## The records
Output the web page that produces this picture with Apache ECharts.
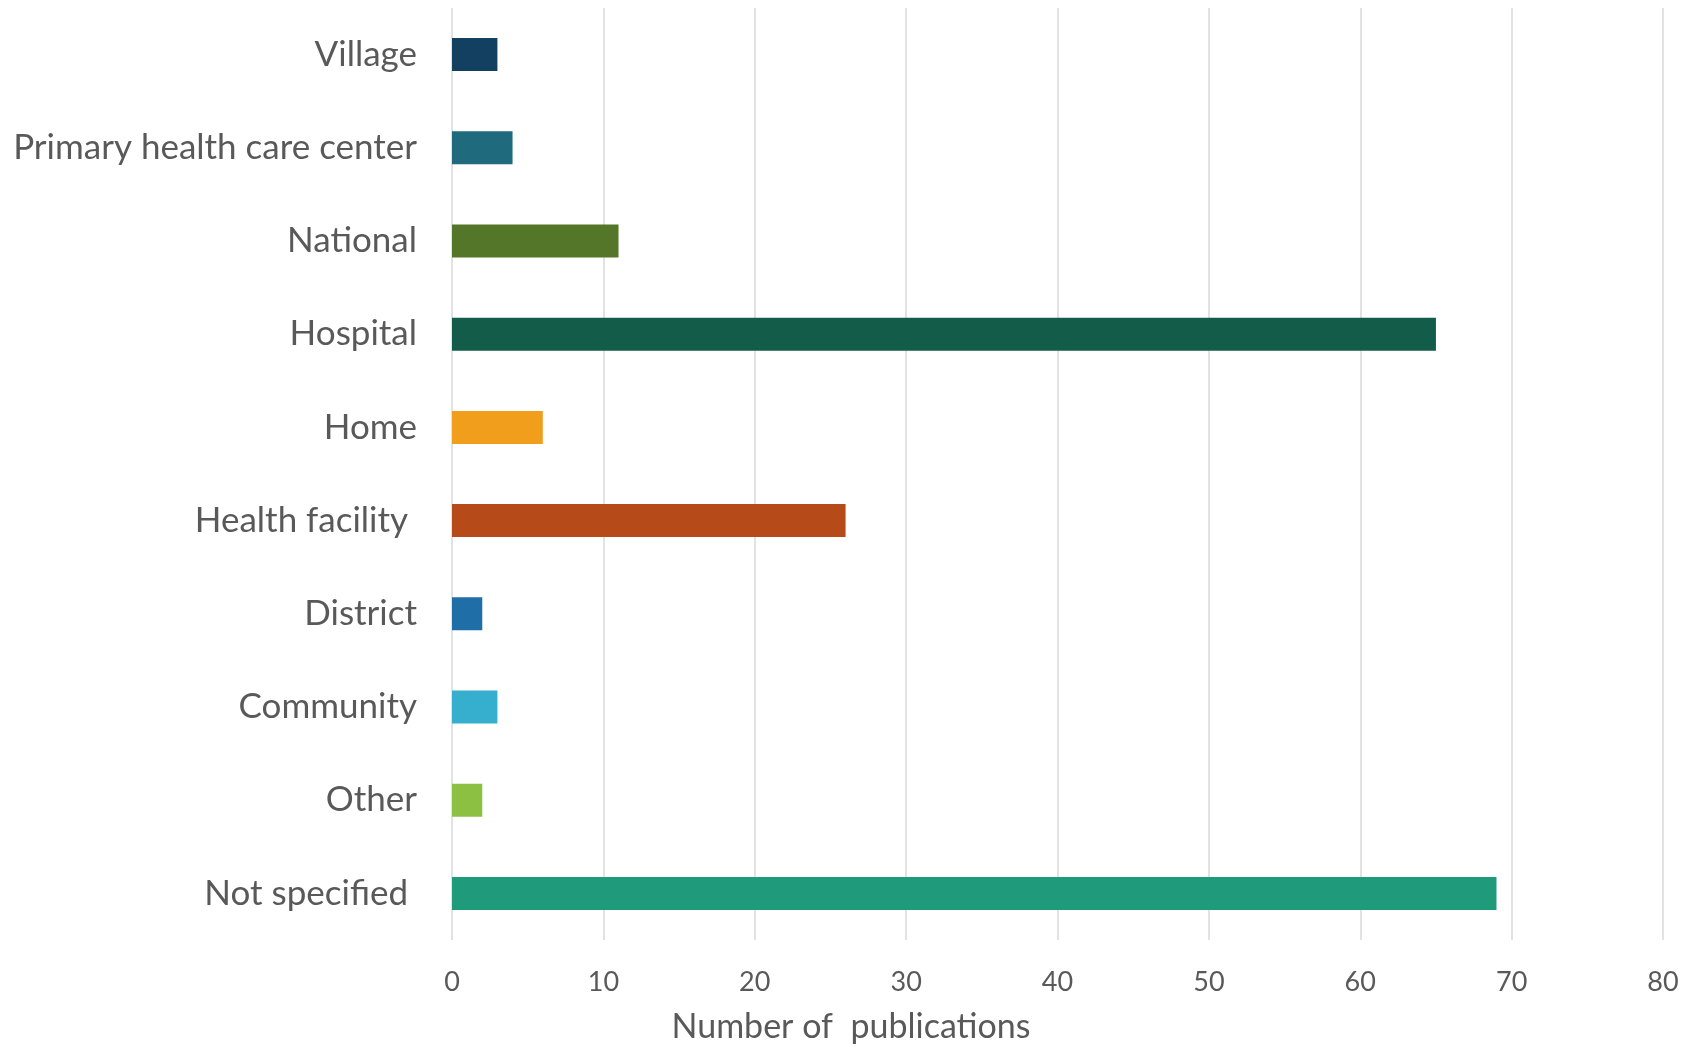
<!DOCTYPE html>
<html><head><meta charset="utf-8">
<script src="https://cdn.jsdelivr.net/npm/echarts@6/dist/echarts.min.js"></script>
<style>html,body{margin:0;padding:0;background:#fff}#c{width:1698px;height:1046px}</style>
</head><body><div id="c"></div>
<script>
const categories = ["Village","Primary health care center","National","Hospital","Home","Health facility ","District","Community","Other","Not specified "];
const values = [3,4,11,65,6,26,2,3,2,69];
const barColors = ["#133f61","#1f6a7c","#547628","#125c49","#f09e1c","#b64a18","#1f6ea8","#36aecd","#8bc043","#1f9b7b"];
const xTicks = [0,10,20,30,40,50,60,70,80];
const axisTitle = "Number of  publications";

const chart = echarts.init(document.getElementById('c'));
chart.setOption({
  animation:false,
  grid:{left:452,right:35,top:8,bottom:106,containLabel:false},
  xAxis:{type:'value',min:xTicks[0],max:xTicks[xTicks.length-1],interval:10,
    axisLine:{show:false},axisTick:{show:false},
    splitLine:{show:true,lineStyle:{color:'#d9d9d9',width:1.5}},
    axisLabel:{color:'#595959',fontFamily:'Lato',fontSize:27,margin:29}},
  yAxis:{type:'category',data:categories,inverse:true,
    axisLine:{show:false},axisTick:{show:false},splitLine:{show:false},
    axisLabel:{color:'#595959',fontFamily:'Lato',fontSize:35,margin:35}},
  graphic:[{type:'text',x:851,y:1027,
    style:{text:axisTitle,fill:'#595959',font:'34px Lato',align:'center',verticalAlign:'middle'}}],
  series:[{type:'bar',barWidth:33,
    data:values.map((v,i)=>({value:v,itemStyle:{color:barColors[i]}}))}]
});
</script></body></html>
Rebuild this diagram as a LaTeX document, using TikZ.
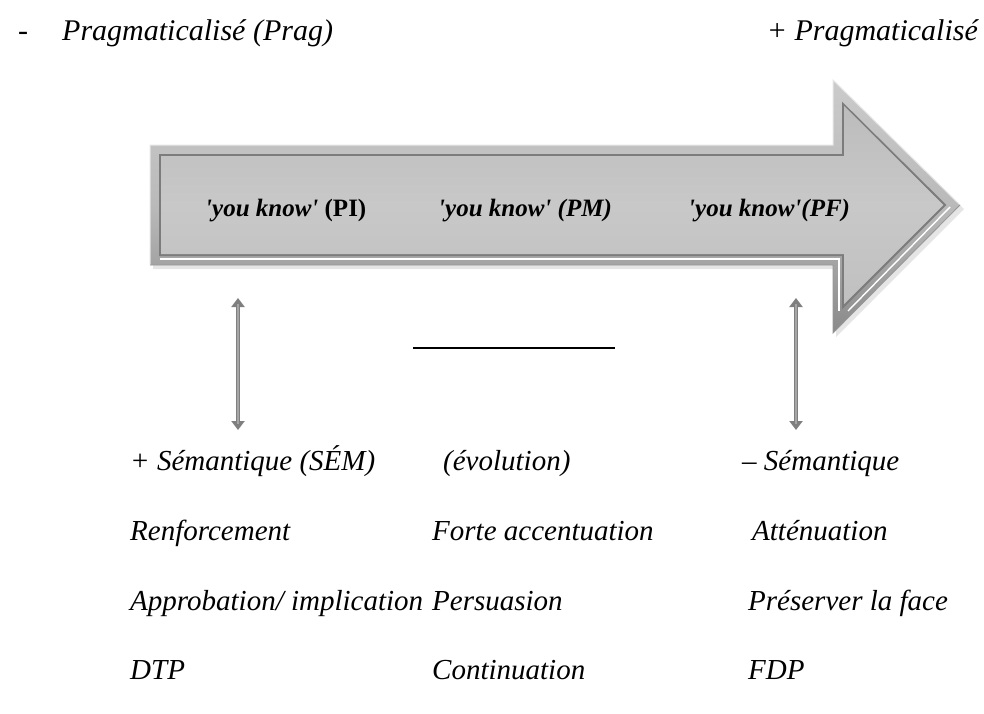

## Exercise brief
Leave out the pictures and output the rest of the material exactly as written.

## Response below
Output the web page that produces this picture with Apache ECharts.
<!DOCTYPE html>
<html><head><meta charset="utf-8">
<script src="https://cdn.jsdelivr.net/npm/echarts@6/dist/echarts.min.js"></script>
<style>html,body{margin:0;padding:0;background:#fff}#c{width:1698px;height:1046px}</style>
</head><body><div id="c"></div>
<script>
const categories = ["Village","Primary health care center","National","Hospital","Home","Health facility ","District","Community","Other","Not specified "];
const values = [3,4,11,65,6,26,2,3,2,69];
const barColors = ["#133f61","#1f6a7c","#547628","#125c49","#f09e1c","#b64a18","#1f6ea8","#36aecd","#8bc043","#1f9b7b"];
const xTicks = [0,10,20,30,40,50,60,70,80];
const axisTitle = "Number of  publications";

const chart = echarts.init(document.getElementById('c'));
chart.setOption({
  animation:false,
  grid:{left:452,right:35,top:8,bottom:106,containLabel:false},
  xAxis:{type:'value',min:xTicks[0],max:xTicks[xTicks.length-1],interval:10,
    axisLine:{show:false},axisTick:{show:false},
    splitLine:{show:true,lineStyle:{color:'#d9d9d9',width:1.5}},
    axisLabel:{color:'#595959',fontFamily:'Lato',fontSize:27,margin:29}},
  yAxis:{type:'category',data:categories,inverse:true,
    axisLine:{show:false},axisTick:{show:false},splitLine:{show:false},
    axisLabel:{color:'#595959',fontFamily:'Lato',fontSize:35,margin:35}},
  graphic:[{type:'text',x:851,y:1027,
    style:{text:axisTitle,fill:'#595959',font:'34px Lato',align:'center',verticalAlign:'middle'}}],
  series:[{type:'bar',barWidth:33,
    data:values.map((v,i)=>({value:v,itemStyle:{color:barColors[i]}}))}]
});
</script></body></html>
Rebuild this diagram as a LaTeX document, using TikZ.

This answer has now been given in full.